The Weaviate Python Client is a python package that allows you to connect and interact with a Weaviate instance. The python client is NOT a Weaviate instance but you can use it to create one on the Weaviate Cloud Service. It provides API for importing data, creating schemas, do classification, query data, … We are going to go through most of them and explain how and when one could use them.

# How to use the python-client with a Weaviate cluster

# 1.Create an Weaviate instance/cluster

Creating a Weaviate instance can be done in multiple ways. It can be done using a docker-compose.yaml file

Another option is to create an account on Weaviate Cloud Service console (WCS console) and create a cluster there. There are different options for clusters you can choose from. 

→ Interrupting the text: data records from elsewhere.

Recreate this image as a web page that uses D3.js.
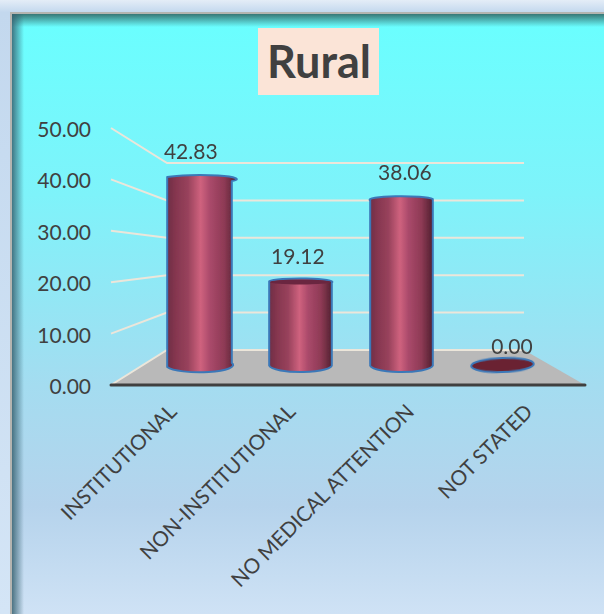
<!DOCTYPE html>
<html>
<head>
<meta charset="utf-8">
<script src="https://cdn.jsdelivr.net/npm/d3@7"></script>
<style>
  html, body { margin: 0; padding: 0; background: #fff; }
  svg { display: block; }
  text { font-family: Lato, "Open Sans", sans-serif; fill: #404040; }
</style>
</head>
<body>
<svg id="chart" width="604" height="614"></svg>
<script>
const title = "Rural";
const categories = ["INSTITUTIONAL", "NON-INSTITUTIONAL", "NO MEDICAL ATTENTION", "NOT STATED"];
const values = [42.83, 19.12, 38.06, 0.0];
const axisTicks = [0, 10, 20, 30, 40, 50];

const width = 604;
const height = 614;
const svg = d3.select("#chart");
const defs = svg.append("defs");

function linearGrad(id, horizontal, stops) {
  const g = defs.append("linearGradient").attr("id", id)
    .attr("x1", 0).attr("y1", 0)
    .attr("x2", horizontal ? 1 : 0).attr("y2", horizontal ? 0 : 1);
  stops.forEach((s) => {
    g.append("stop").attr("offset", s[0]).attr("stop-color", s[1]).attr("stop-opacity", s[2] === undefined ? 1 : s[2]);
  });
}

linearGrad("frame", false, [[0, "#e4edf7"], [0.02, "#c3d8ee"], [1, "#d4e5f6"]]);
linearGrad("panel", false, [[0, "#69ffff"], [0.3, "#7ef3fa"], [0.62, "#a4dcf0"], [0.82, "#b5d3ec"], [1, "#cfe2f5"]]);
linearGrad("shadeTop", false, [[0, "#35706f", 0.95], [1, "#35706f", 0]]);
linearGrad("shadeLeft", true, [[0, "#35606f", 0.85], [1, "#35606f", 0]]);
linearGrad("cyl", true, [
  [0, "#6e2d45"], [0.12, "#85364f"], [0.3, "#98425c"], [0.48, "#cf627e"],
  [0.62, "#a9496a"], [0.82, "#8e3a55"], [1, "#50202f"]
]);

defs.append("filter").attr("id", "soft").append("feGaussianBlur").attr("stdDeviation", 0.5);

// background frame and panel
svg.append("rect").attr("width", width).attr("height", height).attr("fill", "url(#frame)");
svg.append("rect").attr("x", 10).attr("y", 12).attr("width", width - 10).attr("height", height - 12).attr("fill", "#b4b4b0");
svg.append("rect").attr("x", 12).attr("y", 14).attr("width", width - 12).attr("height", height - 14).attr("fill", "url(#panel)");
svg.append("rect").attr("x", 12).attr("y", 14).attr("width", width - 12).attr("height", 13).attr("fill", "url(#shadeTop)");
svg.append("rect").attr("x", 12).attr("y", 14).attr("width", 12).attr("height", height - 14).attr("fill", "url(#shadeLeft)");

// title
svg.append("rect").attr("x", 258).attr("y", 28).attr("width", 121).attr("height", 67).attr("fill", "#fbe4d7");
svg.append("text").attr("x", 319).attr("y", 78).attr("text-anchor", "middle")
  .attr("font-size", 45).attr("font-weight", 700).text(title);

// the 3d box: front edge of the walls and back wall use different scales
const frontX = 111;
const backX = 167;
const backRight = 524;
const frontRight = 585;
const yFront = d3.scaleLinear().domain([0, 50]).range([385, 128]);
const yBack = d3.scaleLinear().domain([0, 50]).range([350, 163]);
const yBar = d3.scaleLinear().domain([0, 50]).range([365, 148]);

const x = d3.scaleBand().domain(categories).range([149, 553]).paddingInner(0.38).paddingOuter(0.19);
// labels sit on the front edge so they are spaced wider than the bars
const xLabel = d3.scalePoint().domain(categories).range([178, 534]);

svg.append("path")
  .attr("d", d3.line()([[frontX, 385], [backX, 350], [backRight, 350], [frontRight, 385]]) + "Z")
  .attr("fill", "#b9b9b9");

const grid = svg.append("g").attr("fill", "none").attr("stroke", "#ece6da").attr("stroke-width", 2);
axisTicks.forEach((t) => {
  const pts = [[frontX, yFront(t)], [backX, yBack(t)], [backRight, yBack(t)]];
  grid.append("path").attr("d", d3.line()(pts));
});

svg.append("line").attr("x1", frontX).attr("x2", frontRight).attr("y1", 385).attr("y2", 385)
  .attr("stroke", "#404040").attr("stroke-width", 3).attr("stroke-linecap", "round");

// value axis
const yAxis = d3.axisLeft(yFront).tickValues(axisTicks).tickFormat(d3.format(".2f")).tickSize(0).tickPadding(20);
const axisG = svg.append("g").attr("transform", `translate(${frontX},0)`).call(yAxis);
axisG.select(".domain").remove();
axisG.selectAll("text").attr("font-size", 21).attr("dy", "0.4em");
axisG.attr("font-family", null);

// cylinders
const midX = (backX + backRight) / 2 + 5;
const bars = svg.append("g").attr("filter", "url(#soft)");
const ellipseRx = x.bandwidth() / 2;

categories.forEach((c, i) => {
  const v = values[i];
  const cx = x(c) + ellipseRx;
  const lean = (midX - cx) / 150;   // perspective tilt of the ellipses
  const top = yBar(v);
  const base = yBar(0);
  const rx = ellipseRx + (i === 0 ? 1 : 0);

  if (v === 0) {
    bars.append("ellipse").attr("cx", cx).attr("cy", base).attr("rx", rx).attr("ry", 7)
      .attr("fill", "#6a2433").attr("stroke", "#3b78b8").attr("stroke-width", 2)
      .attr("transform", `rotate(${lean * 2},${cx},${base})`);
    return;
  }

  const rise = lean * 2;
  const body = `M${cx - rx},${top - rise}` +
    `A${rx},3.5,0,0,1,${cx + rx},${top + rise}` +
    `L${cx + rx},${base - rise}` +
    `A${rx},7,0,0,1,${cx - rx},${base + rise}Z`;
  bars.append("path").attr("d", body).attr("fill", "url(#cyl)")
    .attr("stroke", "#3b78b8").attr("stroke-width", 2).attr("stroke-linejoin", "round");

  // only the short bar shows its dark cap from above
  if (i === 1) {
    bars.append("ellipse").attr("cx", cx).attr("cy", top).attr("rx", rx - 1).attr("ry", 2.5)
      .attr("fill", "#6a2740");
  }
});

// data labels, pushed outward a little like the perspective does
svg.append("g").selectAll("text").data(categories).join("text")
  .attr("x", (c) => {
    const cx = x(c) + x.bandwidth() / 2;
    return cx + (cx - midX + 5) * 0.06;
  })
  .attr("y", (c, i) => yBar(values[i]) - (values[i] > 0 ? 16 + values[i] * 0.09 : 11))
  .attr("text-anchor", "middle")
  .attr("font-size", 21)
  .text((c, i) => d3.format(".2f")(values[i]));

// category labels
svg.append("g").selectAll("text").data(categories).join("text")
  .attr("transform", (c) => `translate(${xLabel(c)},${413}) rotate(-45)`)
  .attr("text-anchor", "end")
  .attr("font-size", 20.7)
  .text((c) => c);
</script>
</body>
</html>
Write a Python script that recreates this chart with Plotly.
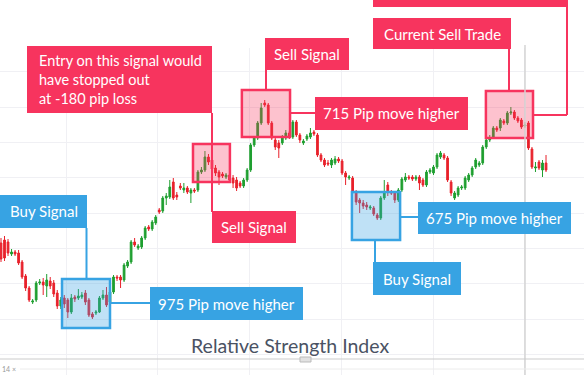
import plotly.graph_objects as go

# ---- data (price levels, arbitrary units) ----
opens = [117,120,118,106,108,107,98,84,72,58,60,77,78,74,79,77,67,54,62,60,48,63,62,63,67,60,46,47,48,62,
         65,58,68,83,83,80,94,98,118,112,113,122,133,131,137,150,149,162,163,178,165,174,170,172,167,170,170,188,190,203,
         200,192,188,186,183,185,182,180,177,174,180,190,215,222,237,257,255,237,220,217,217,222,227,223,238,225,217,221,223,228,
         225,205,200,197,195,197,201,199,187,182,182,168,160,157,155,152,152,145,142,162,175,168,167,160,170,180,183,183,181,183,
         180,175,188,187,193,203,205,202,178,162,165,172,172,180,185,193,195,197,213,220,223,232,232,239,237,247,248,242,240,234,
         237,211,192,198,190,197]
highs = [122,124,121,111,110,110,100,86,74,61,79,81,82,86,83,80,70,63,65,62,66,65,71,68,70,62,48,50,64,70,
         73,70,85,85,85,97,100,120,122,116,124,134,135,140,145,152,164,167,180,182,168,177,177,174,172,172,190,193,209,206,
         202,195,190,188,187,187,185,183,179,182,192,217,224,239,257,260,257,239,223,220,225,230,229,240,240,227,221,226,232,230,
         227,207,202,200,202,204,203,201,189,185,184,170,162,160,158,155,154,147,164,180,178,170,169,172,183,187,185,185,185,185,
         182,190,192,195,207,209,207,204,180,169,174,175,184,187,194,202,199,215,222,225,234,234,242,241,249,253,250,244,242,238,
         239,213,198,200,200,205]
lows = [98,99,104,104,104,95,81,69,58,56,58,75,65,63,71,63,51,51,52,42,46,58,60,61,55,43,41,45,47,60,
        53,56,66,79,72,78,92,96,113,110,111,120,129,129,135,146,147,155,161,160,160,170,167,166,157,167,168,186,188,195,
        188,184,175,182,181,178,172,169,172,172,178,188,213,220,235,253,235,220,210,202,215,220,221,221,223,217,215,219,221,224,
        203,198,193,194,192,195,197,185,175,180,166,155,147,151,150,150,144,140,140,160,164,165,157,158,168,178,180,179,179,170,
        173,173,186,185,191,201,200,178,164,160,163,170,170,178,183,191,193,195,211,218,221,228,229,235,235,245,240,237,231,232,
        210,191,188,190,183,188]
closes = [101,102,107,108,106,97,83,72,60,59,77,78,75,80,74,66,54,60,56,48,62,61,64,65,58,45,43,48,62,65,
          55,68,83,82,80,95,98,118,115,114,122,132,131,138,143,148,162,164,173,162,163,172,172,168,170,169,188,190,203,198,
          191,187,183,184,185,180,177,172,174,180,190,215,222,237,252,255,237,222,213,212,222,227,223,238,225,220,219,224,227,226,
          205,200,195,196,200,201,199,187,183,183,168,158,157,154,153,153,146,142,162,167,168,167,160,170,181,183,182,181,183,177,
          175,188,190,193,205,207,202,180,167,167,172,173,182,185,192,200,197,213,220,222,232,230,240,237,247,248,242,239,233,235,
          212,193,193,192,197,190]
candles = list(range(len(closes)))

# highlighted signal windows: (first candle, last candle, low level, high level)
buy_zones = [(17.35, 31.0, 32, 81), (99.8, 113.5, 120, 168)]
sell_zones = [(54.6, 65.1, 178, 216), (68.5, 82.2, 223, 270), (137.9, 151.3, 222, 269)]

RED = "#f7345e"
BLUE = "#37a3e3"
W, H = 584, 375
FONT = "Lato"

fig = go.Figure(go.Candlestick(
    x=candles, open=opens, high=highs, low=lows, close=closes,
    increasing=dict(line=dict(color="#1f9f30", width=1), fillcolor="#1f9f30"),
    decreasing=dict(line=dict(color="#e8212b", width=1), fillcolor="#e8212b"),
    whiskerwidth=0, hoverinfo="skip", showlegend=False,
))

def px(x):
    return x / W

def py(y):
    return 1 - y / H

shapes = []
annots = []

for x0, x1, y0, y1 in buy_zones:
    shapes.append(dict(type="rect", xref="x", yref="y", x0=x0, x1=x1, y0=y0, y1=y1,
                       fillcolor="rgba(55,163,227,0.32)", line=dict(color=BLUE, width=2.5)))
for x0, x1, y0, y1 in sell_zones:
    shapes.append(dict(type="rect", xref="x", yref="y", x0=x0, x1=x1, y0=y0, y1=y1,
                       fillcolor="rgba(247,52,94,0.30)", line=dict(color=RED, width=2.5)))

def line(x0, y0, x1, y1, color, width=2):
    shapes.append(dict(type="line", xref="paper", yref="paper", x0=px(x0), y0=py(y0),
                       x1=px(x1), y1=py(y1), line=dict(color=color, width=width)))

def label(x0, y0, x1, y1, color, text, tx=None, align="center", size=15):
    shapes.append(dict(type="rect", xref="paper", yref="paper", x0=px(x0), y0=py(y0),
                       x1=px(x1), y1=py(y1), fillcolor=color, line=dict(width=0)))
    if tx is None:
        annots.append(dict(x=px((x0 + x1) / 2), y=py((y0 + y1) / 2), xref="paper", yref="paper",
                           text=text, showarrow=False, xanchor="center", yanchor="middle",
                           font=dict(family=FONT, size=size, color="white")))
    else:
        annots.append(dict(x=px(tx), y=py((y0 + y1) / 2), xref="paper", yref="paper",
                           text=text, showarrow=False, xanchor="left", yanchor="middle", align=align,
                           font=dict(family=FONT, size=size, color="white")))

# crosshair / separators
line(525, 45, 525, 375, "#d4d4d4", 1.5)
line(0, 359, 584, 359, "#cccccc", 1.2)
line(20, 369, 584, 369, "#ececec", 1)
shapes.append(dict(type="rect", xref="paper", yref="paper", x0=px(300), x1=px(311), y0=py(362), y1=py(357),
                   fillcolor="#e2e2e2", line=dict(color="#bbbbbb", width=1)))

# red connectors
line(212, 113, 212, 212, RED)
line(266, 70, 266, 91, RED)
line(290, 113, 315, 113, RED)
line(509, 48, 509, 92, RED)
line(567, 6, 567, 115, RED)
line(532, 115, 567, 115, RED)
# blue connectors
line(86.5, 228, 86.5, 280, BLUE)
line(110, 303, 150, 303, BLUE)
line(375, 240, 375, 262, BLUE)
line(400, 217, 418, 217, BLUE)

label(27, 46, 212, 113, RED, "Entry on this signal would<br>have stopped out<br>at -180 pip loss",
      tx=37, align="left", size=14.5)
label(212, 211, 296, 243, RED, "Sell Signal")
label(265, 38, 349, 70, RED, "Sell Signal")
label(315, 97, 468, 130, RED, "715 Pip move higher")
label(373, 18, 511, 49, RED, "Current Sell Trade")
label(373, -27, 568, 7, RED, "Keep profits at Trend Line", tx=385)
label(0, 195, 87, 228, BLUE, "Buy Signal")
label(150, 287, 303, 320, BLUE, "975 Pip move higher")
label(373, 262, 461, 295, BLUE, "Buy Signal")
label(418, 202, 571, 234, BLUE, "675 Pip move higher")

annots.append(dict(x=px(290), y=py(345), xref="paper", yref="paper", text="Relative Strength Index",
                   showarrow=False, xanchor="center", yanchor="middle",
                   font=dict(family=FONT, size=19.5, color="#4a5263")))
annots.append(dict(x=0, y=py(369), xref="paper", yref="paper", text="14 ×", showarrow=False,
                   xanchor="left", yanchor="middle", font=dict(family=FONT, size=7, color="#999999")))

fig.update_layout(
    width=W, height=H, margin=dict(l=0, r=0, t=0, b=0),
    paper_bgcolor="white", plot_bgcolor="white",
    shapes=shapes, annotations=annots, showlegend=False,
    xaxis=dict(range=[-0.284, 165.8], rangeslider=dict(visible=False), showticklabels=False,
               showgrid=True, gridcolor="#f0f0f4", gridwidth=1, tickmode="linear", tick0=18.5, dtick=26.1,
               zeroline=False, showline=False, ticks=""),
    yaxis=dict(domain=[0, 1 - 48 / H], range=[-15, 312], showticklabels=False,
               showgrid=True, gridcolor="#f0f0f4", gridwidth=1, tickmode="linear", tick0=41, dtick=35.3,
               zeroline=False, showline=False, ticks=""),
)

fig.write_html("out.html", config={"displayModeBar": False},
               post_script="document.body.style.margin='0';document.body.style.overflow='hidden';")
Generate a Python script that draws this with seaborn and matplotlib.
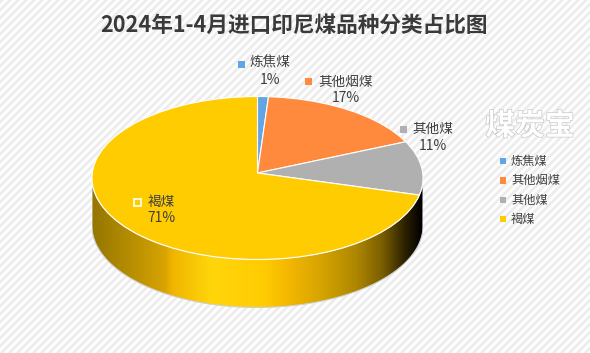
import matplotlib
matplotlib.use("Agg")
import matplotlib.pyplot as plt
from matplotlib.colors import LinearSegmentedColormap
from matplotlib.patches import Ellipse, PathPatch, Rectangle
from matplotlib.path import Path
import matplotlib.patheffects as pe
import numpy as np
import seaborn as sns

sns.set_theme(style="white")
plt.rcParams['font.family'] = ['Noto Sans CJK SC', 'DejaVu Sans']

title = "2024年1-4月进口印尼煤品种分类占比图"
categories = ["炼焦煤", "其他烟煤", "其他煤", "褐煤"]
shares = [1.13, 17.43, 10.74, 70.70]
shown_pct = ["1%", "17%", "11%", "71%"]
colors = ["#62A5E6", "#FF8A3D", "#B0B0B0", "#FFCC02"]
watermark = "煤炭宝"

W, H = 590, 353
text_color = "#404040"

# pie geometry in pixels
cx, cy = 257.5, 178
rx, ry = 165.5, 81.5
depth = 48
tip_shift = 5 / ry  # slices meet a bit above the ellipse centre (perspective)

fig = plt.figure(figsize=(W / 100, H / 100), dpi=100)

# striped background
bg = fig.add_axes([0, 0, 1, 1])
yy, xx = np.mgrid[0:H * 3, 0:W * 3]
stripes = ((xx + yy) % 24 < 12).astype(float)
bg.imshow(stripes, extent=(0, W, H, 0), cmap=LinearSegmentedColormap.from_list("bg", ["#FFFFFF", "#EDEDED"]),
          interpolation="antialiased", aspect="auto", zorder=0)
bg.set_xlim(0, W)
bg.set_ylim(H, 0)
bg.axis("off")

# pie axes, data units are ellipse radii
d = depth / ry
pie_ax = fig.add_axes([(cx - rx) / W, 1 - (cy + ry + depth) / H, 2 * rx / W, (2 * ry + depth) / H])
pie_ax.patch.set_alpha(0)
wall_cmap = LinearSegmentedColormap.from_list("wall", [
    (0.00, "#967600"), (0.12, "#B88F00"), (0.22, "#D8A400"), (0.24, "#F0B400"),
    (0.36, "#FFD60A"), (0.52, "#FFCC02"), (0.59, "#F5B800"), (0.70, "#D4A300"),
    (0.80, "#AE8700"), (0.88, "#7A5E00"), (0.95, "#2A2000"), (1.00, "#000000")])
grad = np.linspace(0, 1, 400).reshape(1, -1)
wall = pie_ax.imshow(grad, extent=(-1, 1, -1 - d, 1), cmap=wall_cmap, aspect="auto", zorder=0)
t = np.linspace(np.pi, 2 * np.pi, 200)
ex, ey = np.cos(t), np.sin(t)
verts = np.vstack([np.column_stack([ex, ey]), np.column_stack([ex[::-1], ey[::-1] - d]), [[ex[0], ey[0]]]])
outline = PathPatch(Path(verts), fc="none", ec="#D0D0D0", lw=0.8, zorder=0.5)
pie_ax.add_patch(outline)
wall.set_clip_path(outline)

wedges, _ = pie_ax.pie(shares, colors=colors, startangle=90, counterclock=False, radius=1.4,
                       center=(0, tip_shift), wedgeprops=dict(edgecolor="white", linewidth=0.8))
rim = Ellipse((0, 0), 2, 2, fc="none", ec="white", lw=0.8, zorder=3)
pie_ax.add_patch(rim)
for w in wedges:
    # pie turns clipping off, the big wedges must be cut to the ellipse
    w.set_clip_on(True)
    w.set_clip_path(rim)
pie_ax.set_aspect("auto")
pie_ax.set_xlim(-1, 1)
pie_ax.set_ylim(-1 - d, 1)
pie_ax.axis("off")
rim.set_clip_on(False)

# layer above the pie for text
top = fig.add_axes([0, 0, 1, 1])
top.patch.set_alpha(0)
top.set_xlim(0, W)
top.set_ylim(H, 0)
top.axis("off")

top.text(294.5, 25, title, fontsize=15.6, fontweight="bold", color="#3A3A3A", ha="center", va="center")

label_pos = [(270, 63), (345.5, 82), (433, 129), (161, 202)]
key_pos = [(241, 64), (308, 81), (403, 129), (137, 202)]
for i, name in enumerate(categories):
    lx, ly = label_pos[i]
    top.text(lx, ly, name, fontsize=9.8, color=text_color, ha="center", va="center")
    top.text(lx, ly + 16.5, shown_pct[i], fontsize=10, color=text_color, ha="center", va="center")
    kx, ky = key_pos[i]
    edge = "white" if i == 3 else "none"
    top.add_patch(Rectangle((kx - 3.5, ky - 3.5), 7, 7, fc=colors[i], ec=edge, lw=1.2))

# legend
leg_y = [161, 180.5, 200, 219]
for name, col, y in zip(categories, colors, leg_y):
    top.add_patch(Rectangle((499.5, y - 3.2), 6.5, 6.5, fc=col, ec="none"))
    top.text(511, y, name, fontsize=8.8, color=text_color, ha="left", va="center")

# watermark
top.text(530, 126, watermark, fontsize=21.5, fontweight="bold", color="white", ha="center", va="center",
         path_effects=[pe.withStroke(linewidth=0.9, foreground="#C4C4C4")])

fig.savefig("out.png", dpi=100)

install the Weaviate Python

In [1]:
import sys
!{sys.executable} -m pip install weaviate-client==3.0.0

Defaulting to user installation because normal site-packages is not writeable


import the package and create a cluster on WCS

In [2]:
from getpass import getpass # hide password
import weaviate # to communicate to the Weaviate instance
from weaviate.wcs import WCS

In order to authenticate to WCS or Weaviate instance (if Weaviate instance has Authentication enable) we need to create an Authentication object. At the moment it supports two types of authentication credentials:

* Password credentials: weaviate.auth.AuthClientPassword(username='WCS_ACCOUNT_EMAIL', password='WCS_ACCOUNT_PASSWORD')
* Token credentials weaviate.auth.AuthClientCredentials(client_secret=YOUR_SECRET_TOKEN)

In [3]:
my_credentials = weaviate.auth.AuthClientPassword(username=input("User name:renukaalai@gmail.com "), password=getpass('Password:Renuka@3200 '))

User name:renukaalai@gmail.com renukaalai@gmail.com
Password:Renuka@3200 ········


In [4]:
my_wcs = WCS(my_credentials)

Now that we connected to WCS, we can create, delete, get_clusters, get_cluster_config and check the status of a cluster with is_ready method.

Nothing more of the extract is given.